SHORT EXERCISE: Taking the data below, please print only the lines from the line holding "Give me the TikZ source for this diagram." to the line holding "(0,88) -- (632,88);", inclusive, with pictures omitted.

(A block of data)

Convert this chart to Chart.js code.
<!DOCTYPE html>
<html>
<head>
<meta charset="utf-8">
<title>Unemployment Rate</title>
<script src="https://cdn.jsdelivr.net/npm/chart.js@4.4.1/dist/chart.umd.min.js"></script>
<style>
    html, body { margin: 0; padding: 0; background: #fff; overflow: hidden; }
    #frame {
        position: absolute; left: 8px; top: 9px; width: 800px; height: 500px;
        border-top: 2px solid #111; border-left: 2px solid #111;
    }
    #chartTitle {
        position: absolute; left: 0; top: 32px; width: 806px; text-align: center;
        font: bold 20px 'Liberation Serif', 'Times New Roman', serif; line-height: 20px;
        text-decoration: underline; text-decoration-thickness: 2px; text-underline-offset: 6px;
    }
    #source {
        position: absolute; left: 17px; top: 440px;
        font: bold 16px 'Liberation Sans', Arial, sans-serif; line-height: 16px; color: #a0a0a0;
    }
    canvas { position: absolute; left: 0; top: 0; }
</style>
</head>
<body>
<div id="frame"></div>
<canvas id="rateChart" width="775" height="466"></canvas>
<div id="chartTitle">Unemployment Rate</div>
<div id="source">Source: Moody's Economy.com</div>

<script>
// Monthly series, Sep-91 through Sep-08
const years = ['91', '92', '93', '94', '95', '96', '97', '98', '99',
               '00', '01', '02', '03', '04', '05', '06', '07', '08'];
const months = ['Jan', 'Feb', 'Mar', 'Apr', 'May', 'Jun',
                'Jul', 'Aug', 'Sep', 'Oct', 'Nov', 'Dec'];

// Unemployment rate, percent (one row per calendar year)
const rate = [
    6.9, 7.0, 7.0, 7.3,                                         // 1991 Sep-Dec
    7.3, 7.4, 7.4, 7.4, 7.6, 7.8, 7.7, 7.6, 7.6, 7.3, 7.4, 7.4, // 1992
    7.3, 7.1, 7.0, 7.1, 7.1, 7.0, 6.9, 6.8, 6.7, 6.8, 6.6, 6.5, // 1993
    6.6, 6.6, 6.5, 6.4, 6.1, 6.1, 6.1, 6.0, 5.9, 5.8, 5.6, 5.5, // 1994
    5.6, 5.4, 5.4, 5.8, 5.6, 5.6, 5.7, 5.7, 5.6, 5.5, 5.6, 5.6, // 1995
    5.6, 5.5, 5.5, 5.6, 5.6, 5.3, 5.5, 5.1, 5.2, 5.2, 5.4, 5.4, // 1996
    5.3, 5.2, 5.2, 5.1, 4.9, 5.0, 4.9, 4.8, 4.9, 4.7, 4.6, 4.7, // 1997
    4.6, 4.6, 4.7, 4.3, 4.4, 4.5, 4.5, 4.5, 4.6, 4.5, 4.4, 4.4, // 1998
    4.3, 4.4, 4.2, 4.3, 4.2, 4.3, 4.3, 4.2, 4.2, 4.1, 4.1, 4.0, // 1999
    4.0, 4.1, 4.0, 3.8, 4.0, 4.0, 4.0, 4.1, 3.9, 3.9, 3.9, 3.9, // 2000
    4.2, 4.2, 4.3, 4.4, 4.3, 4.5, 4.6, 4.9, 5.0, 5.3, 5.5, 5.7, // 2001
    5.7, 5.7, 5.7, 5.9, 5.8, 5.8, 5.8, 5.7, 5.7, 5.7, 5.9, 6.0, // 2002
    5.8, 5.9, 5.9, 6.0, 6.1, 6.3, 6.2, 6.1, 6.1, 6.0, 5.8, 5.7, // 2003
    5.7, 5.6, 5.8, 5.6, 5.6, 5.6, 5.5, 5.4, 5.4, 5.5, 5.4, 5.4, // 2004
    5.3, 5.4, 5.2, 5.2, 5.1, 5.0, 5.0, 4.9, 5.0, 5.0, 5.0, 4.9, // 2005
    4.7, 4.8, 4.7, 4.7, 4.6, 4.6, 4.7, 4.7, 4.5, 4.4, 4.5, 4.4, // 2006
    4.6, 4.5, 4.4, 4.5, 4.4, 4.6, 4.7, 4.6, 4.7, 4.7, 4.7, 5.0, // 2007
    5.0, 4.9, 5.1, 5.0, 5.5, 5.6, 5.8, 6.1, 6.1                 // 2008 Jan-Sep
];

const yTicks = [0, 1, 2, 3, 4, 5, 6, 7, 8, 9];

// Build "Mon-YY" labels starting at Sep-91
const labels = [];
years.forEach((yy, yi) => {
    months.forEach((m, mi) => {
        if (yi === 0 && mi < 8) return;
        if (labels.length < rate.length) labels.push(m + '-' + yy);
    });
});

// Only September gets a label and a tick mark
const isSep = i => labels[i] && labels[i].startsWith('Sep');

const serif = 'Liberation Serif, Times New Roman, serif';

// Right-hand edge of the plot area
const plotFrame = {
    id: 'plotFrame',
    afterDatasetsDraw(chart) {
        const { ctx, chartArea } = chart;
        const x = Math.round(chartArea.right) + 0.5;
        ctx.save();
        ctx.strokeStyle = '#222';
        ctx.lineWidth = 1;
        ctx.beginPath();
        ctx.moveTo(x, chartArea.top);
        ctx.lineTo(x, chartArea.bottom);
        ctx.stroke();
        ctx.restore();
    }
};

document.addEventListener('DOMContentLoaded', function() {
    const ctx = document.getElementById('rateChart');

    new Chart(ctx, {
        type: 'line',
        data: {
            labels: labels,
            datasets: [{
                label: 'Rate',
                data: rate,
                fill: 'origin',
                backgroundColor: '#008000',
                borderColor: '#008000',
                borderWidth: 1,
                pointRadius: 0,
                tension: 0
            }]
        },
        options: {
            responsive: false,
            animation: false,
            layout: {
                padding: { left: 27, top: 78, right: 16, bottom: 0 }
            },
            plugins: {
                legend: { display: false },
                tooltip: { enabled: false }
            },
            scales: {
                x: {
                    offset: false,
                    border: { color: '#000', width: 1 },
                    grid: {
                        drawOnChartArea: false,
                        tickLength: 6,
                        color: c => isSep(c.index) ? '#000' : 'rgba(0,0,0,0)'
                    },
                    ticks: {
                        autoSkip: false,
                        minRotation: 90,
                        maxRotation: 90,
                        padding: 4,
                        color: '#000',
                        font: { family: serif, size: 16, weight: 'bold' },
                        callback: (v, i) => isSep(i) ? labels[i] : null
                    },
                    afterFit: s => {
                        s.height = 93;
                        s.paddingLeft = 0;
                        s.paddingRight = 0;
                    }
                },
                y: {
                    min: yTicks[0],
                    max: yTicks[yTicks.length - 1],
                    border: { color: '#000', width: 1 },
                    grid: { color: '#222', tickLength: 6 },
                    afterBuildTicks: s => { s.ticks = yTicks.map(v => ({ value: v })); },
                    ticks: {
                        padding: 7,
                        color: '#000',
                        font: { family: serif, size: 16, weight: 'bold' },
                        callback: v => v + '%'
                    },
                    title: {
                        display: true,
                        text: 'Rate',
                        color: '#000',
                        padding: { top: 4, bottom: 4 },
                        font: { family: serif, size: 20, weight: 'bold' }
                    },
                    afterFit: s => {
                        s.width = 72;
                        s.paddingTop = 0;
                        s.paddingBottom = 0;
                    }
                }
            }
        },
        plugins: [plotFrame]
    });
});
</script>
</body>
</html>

==

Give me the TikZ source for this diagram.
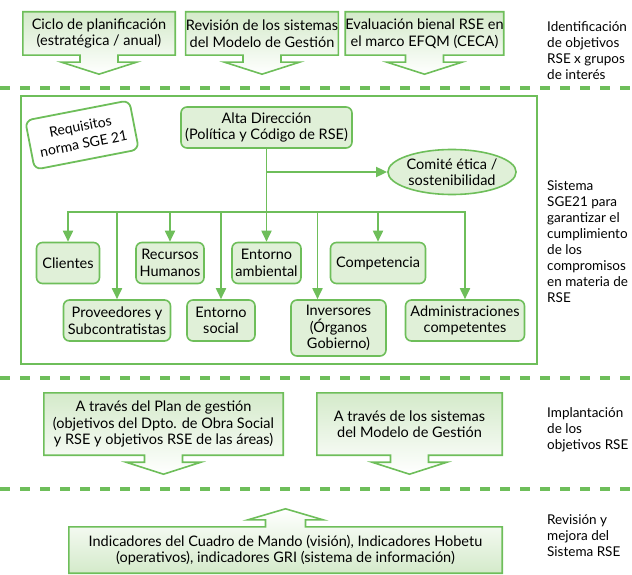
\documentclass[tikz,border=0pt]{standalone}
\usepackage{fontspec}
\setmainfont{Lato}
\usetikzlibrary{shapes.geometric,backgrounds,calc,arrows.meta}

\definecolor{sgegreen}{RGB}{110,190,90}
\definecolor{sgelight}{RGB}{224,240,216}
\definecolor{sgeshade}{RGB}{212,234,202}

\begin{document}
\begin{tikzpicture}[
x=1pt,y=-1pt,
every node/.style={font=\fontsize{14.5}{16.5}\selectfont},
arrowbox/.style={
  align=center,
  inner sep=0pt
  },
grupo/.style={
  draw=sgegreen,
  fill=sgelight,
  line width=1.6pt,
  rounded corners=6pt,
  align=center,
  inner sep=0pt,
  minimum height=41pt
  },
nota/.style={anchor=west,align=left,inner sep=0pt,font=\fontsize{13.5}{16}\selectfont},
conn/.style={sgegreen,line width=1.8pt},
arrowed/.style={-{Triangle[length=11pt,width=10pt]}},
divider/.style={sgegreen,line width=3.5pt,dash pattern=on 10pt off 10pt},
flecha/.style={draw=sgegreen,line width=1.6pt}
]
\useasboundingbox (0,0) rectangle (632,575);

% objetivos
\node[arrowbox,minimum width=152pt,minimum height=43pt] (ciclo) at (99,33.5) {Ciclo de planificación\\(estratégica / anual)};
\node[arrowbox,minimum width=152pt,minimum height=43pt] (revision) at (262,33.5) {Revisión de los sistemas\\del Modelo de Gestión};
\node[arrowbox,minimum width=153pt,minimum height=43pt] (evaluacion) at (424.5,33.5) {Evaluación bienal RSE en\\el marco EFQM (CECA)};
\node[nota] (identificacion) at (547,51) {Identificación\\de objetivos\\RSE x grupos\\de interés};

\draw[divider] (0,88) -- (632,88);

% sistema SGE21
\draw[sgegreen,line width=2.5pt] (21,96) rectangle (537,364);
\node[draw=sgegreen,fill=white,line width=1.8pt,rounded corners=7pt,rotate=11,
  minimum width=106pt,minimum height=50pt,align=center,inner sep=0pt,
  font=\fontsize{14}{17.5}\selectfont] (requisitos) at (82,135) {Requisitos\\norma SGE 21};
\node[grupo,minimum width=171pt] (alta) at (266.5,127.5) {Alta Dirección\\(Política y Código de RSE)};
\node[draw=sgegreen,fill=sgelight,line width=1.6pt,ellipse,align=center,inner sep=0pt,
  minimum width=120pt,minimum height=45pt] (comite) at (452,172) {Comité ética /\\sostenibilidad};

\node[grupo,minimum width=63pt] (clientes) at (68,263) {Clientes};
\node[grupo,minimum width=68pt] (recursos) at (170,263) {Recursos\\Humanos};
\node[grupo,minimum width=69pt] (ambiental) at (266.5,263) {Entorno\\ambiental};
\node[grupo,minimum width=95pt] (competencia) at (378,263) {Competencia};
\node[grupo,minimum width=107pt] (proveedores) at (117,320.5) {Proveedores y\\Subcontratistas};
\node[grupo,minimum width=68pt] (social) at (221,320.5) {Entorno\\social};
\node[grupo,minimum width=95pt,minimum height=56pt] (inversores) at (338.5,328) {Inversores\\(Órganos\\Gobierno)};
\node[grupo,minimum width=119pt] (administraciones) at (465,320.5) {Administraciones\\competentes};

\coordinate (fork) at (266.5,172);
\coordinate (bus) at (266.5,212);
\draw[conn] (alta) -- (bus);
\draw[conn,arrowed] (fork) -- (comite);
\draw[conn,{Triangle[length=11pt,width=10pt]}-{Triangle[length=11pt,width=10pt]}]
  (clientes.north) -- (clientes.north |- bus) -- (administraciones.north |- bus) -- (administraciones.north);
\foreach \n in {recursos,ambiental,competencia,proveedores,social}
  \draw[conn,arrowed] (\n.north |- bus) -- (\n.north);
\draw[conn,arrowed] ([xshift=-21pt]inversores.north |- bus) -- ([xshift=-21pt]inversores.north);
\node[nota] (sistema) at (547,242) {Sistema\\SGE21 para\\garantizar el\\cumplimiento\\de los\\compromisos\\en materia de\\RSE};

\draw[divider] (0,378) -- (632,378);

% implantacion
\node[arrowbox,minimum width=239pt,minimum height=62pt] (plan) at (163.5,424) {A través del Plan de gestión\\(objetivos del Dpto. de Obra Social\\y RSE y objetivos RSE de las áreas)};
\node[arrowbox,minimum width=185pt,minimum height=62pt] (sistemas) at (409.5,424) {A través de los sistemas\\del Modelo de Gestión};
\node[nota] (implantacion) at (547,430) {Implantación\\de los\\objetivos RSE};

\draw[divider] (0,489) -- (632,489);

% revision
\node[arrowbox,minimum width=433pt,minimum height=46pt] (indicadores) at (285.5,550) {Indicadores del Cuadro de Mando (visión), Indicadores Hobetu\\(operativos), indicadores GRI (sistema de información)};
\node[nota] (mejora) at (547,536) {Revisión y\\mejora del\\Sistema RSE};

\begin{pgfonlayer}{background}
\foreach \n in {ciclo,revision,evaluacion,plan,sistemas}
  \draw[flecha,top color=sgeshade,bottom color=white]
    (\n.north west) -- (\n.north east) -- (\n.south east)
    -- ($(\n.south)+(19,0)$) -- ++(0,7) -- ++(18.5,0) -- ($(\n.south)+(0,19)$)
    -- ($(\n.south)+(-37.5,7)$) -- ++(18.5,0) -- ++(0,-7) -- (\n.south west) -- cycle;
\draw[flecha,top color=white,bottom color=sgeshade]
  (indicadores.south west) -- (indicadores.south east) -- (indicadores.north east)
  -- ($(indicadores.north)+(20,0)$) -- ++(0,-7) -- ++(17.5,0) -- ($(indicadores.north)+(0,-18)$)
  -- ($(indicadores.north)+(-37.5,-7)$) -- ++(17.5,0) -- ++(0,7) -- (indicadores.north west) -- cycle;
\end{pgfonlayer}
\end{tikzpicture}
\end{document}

--

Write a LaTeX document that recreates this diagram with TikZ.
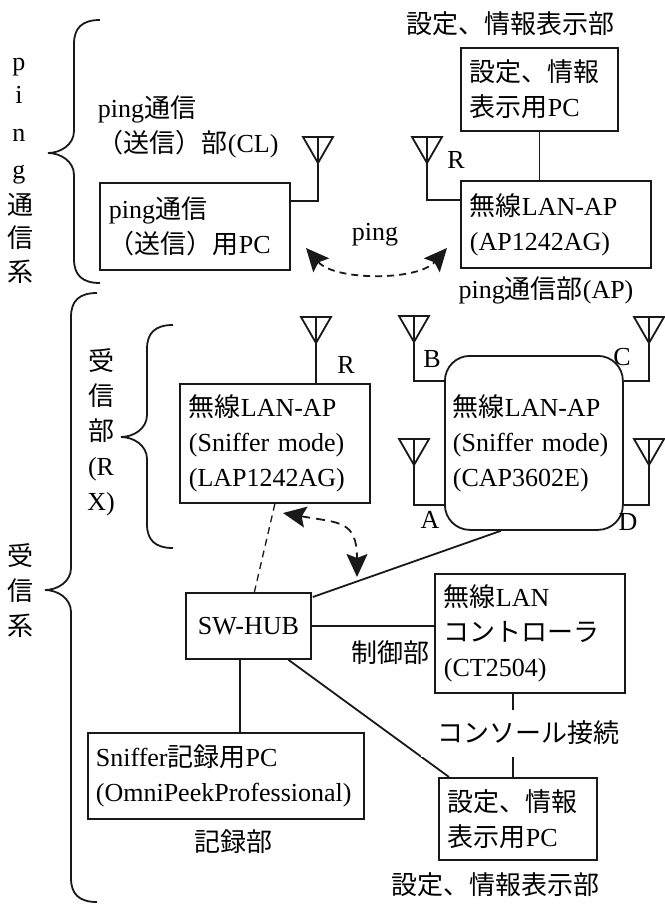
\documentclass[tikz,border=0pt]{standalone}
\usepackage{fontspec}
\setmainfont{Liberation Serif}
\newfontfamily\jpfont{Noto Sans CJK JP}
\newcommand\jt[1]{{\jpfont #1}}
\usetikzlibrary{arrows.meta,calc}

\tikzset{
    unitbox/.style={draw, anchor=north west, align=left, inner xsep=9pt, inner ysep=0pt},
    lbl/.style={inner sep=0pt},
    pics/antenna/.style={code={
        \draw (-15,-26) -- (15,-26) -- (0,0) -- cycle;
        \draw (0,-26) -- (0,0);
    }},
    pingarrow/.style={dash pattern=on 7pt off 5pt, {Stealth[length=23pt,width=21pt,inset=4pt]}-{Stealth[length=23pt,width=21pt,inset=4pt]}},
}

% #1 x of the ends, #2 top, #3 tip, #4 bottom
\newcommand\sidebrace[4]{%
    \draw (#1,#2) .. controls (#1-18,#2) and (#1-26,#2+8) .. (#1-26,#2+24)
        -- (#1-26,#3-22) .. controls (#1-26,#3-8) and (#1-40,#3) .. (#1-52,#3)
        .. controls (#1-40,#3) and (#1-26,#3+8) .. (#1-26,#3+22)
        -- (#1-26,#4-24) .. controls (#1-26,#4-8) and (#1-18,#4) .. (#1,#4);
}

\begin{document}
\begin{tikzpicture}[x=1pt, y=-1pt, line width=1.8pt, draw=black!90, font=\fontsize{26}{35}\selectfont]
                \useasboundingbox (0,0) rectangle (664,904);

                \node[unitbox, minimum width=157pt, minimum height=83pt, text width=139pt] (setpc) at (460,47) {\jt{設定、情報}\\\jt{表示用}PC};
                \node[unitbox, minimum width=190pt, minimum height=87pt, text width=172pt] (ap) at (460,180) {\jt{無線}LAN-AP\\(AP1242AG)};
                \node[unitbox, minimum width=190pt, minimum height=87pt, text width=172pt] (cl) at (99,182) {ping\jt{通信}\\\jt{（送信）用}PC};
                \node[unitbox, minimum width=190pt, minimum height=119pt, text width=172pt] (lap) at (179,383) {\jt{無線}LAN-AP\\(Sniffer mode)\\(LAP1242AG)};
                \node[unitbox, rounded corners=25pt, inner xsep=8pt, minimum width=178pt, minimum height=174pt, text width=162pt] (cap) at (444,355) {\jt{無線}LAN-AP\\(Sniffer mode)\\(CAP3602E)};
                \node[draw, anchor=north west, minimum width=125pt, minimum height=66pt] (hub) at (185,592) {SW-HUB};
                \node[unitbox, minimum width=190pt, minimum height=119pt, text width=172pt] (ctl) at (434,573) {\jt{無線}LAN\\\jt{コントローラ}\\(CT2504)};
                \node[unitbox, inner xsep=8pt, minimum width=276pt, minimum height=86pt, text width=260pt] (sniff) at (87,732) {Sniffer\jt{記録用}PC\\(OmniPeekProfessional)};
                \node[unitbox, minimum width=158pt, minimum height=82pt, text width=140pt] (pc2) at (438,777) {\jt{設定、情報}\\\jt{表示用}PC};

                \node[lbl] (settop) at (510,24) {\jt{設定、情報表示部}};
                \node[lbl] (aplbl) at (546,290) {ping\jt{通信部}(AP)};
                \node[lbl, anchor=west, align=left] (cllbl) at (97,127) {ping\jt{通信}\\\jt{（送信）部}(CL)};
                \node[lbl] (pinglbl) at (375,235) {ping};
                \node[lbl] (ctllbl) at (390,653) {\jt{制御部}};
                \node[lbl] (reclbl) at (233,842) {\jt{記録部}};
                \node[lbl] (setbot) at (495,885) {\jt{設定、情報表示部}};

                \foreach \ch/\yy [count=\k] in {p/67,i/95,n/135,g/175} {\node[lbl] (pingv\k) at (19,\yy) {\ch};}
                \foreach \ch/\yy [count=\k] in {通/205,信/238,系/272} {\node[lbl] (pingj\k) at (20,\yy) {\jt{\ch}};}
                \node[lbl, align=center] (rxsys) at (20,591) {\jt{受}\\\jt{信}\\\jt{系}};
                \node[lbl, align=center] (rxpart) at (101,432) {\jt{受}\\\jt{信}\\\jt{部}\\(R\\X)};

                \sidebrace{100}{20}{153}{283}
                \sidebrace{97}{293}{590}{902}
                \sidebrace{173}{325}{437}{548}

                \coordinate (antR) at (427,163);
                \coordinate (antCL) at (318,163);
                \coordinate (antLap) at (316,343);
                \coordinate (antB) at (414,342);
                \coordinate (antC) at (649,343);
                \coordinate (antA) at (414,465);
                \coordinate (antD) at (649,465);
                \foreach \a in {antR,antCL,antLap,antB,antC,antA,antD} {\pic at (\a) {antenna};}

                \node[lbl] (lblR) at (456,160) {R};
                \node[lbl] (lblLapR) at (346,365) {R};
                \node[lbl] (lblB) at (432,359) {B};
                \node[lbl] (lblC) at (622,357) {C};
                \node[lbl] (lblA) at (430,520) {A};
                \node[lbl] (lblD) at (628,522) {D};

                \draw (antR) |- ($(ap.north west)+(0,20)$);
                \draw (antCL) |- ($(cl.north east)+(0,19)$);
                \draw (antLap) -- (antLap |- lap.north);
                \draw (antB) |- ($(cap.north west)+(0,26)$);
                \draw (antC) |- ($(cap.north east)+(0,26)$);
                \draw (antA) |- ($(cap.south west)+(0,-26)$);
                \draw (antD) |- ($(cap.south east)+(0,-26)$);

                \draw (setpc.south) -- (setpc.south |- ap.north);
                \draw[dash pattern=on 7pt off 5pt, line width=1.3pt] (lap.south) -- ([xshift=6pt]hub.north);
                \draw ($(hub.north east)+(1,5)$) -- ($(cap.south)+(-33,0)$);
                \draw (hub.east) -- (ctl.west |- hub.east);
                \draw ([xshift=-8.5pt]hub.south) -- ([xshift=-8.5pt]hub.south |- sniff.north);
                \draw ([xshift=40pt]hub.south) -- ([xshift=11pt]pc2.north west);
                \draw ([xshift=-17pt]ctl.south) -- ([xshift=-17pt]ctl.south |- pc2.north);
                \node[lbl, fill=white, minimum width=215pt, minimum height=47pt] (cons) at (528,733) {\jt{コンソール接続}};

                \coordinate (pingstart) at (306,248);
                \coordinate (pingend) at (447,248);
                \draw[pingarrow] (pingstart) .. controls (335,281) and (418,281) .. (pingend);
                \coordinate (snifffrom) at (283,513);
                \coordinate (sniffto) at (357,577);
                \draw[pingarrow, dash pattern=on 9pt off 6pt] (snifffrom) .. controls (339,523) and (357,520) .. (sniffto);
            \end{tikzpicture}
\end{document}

OUTPUT OF THE EXERCISE:
Give me the TikZ source for this diagram.
\documentclass[tikz,border=0pt]{standalone}
\usepackage{fontspec}
\setmainfont{Lato}
\usetikzlibrary{shapes.geometric,backgrounds,calc,arrows.meta}

\definecolor{sgegreen}{RGB}{110,190,90}
\definecolor{sgelight}{RGB}{224,240,216}
\definecolor{sgeshade}{RGB}{212,234,202}

\begin{document}
\begin{tikzpicture}[
x=1pt,y=-1pt,
every node/.style={font=\fontsize{14.5}{16.5}\selectfont},
arrowbox/.style={
  align=center,
  inner sep=0pt
  },
grupo/.style={
  draw=sgegreen,
  fill=sgelight,
  line width=1.6pt,
  rounded corners=6pt,
  align=center,
  inner sep=0pt,
  minimum height=41pt
  },
nota/.style={anchor=west,align=left,inner sep=0pt,font=\fontsize{13.5}{16}\selectfont},
conn/.style={sgegreen,line width=1.8pt},
arrowed/.style={-{Triangle[length=11pt,width=10pt]}},
divider/.style={sgegreen,line width=3.5pt,dash pattern=on 10pt off 10pt},
flecha/.style={draw=sgegreen,line width=1.6pt}
]
\useasboundingbox (0,0) rectangle (632,575);

% objetivos
\node[arrowbox,minimum width=152pt,minimum height=43pt] (ciclo) at (99,33.5) {Ciclo de planificación\\(estratégica / anual)};
\node[arrowbox,minimum width=152pt,minimum height=43pt] (revision) at (262,33.5) {Revisión de los sistemas\\del Modelo de Gestión};
\node[arrowbox,minimum width=153pt,minimum height=43pt] (evaluacion) at (424.5,33.5) {Evaluación bienal RSE en\\el marco EFQM (CECA)};
\node[nota] (identificacion) at (547,51) {Identificación\\de objetivos\\RSE x grupos\\de interés};

\draw[divider] (0,88) -- (632,88);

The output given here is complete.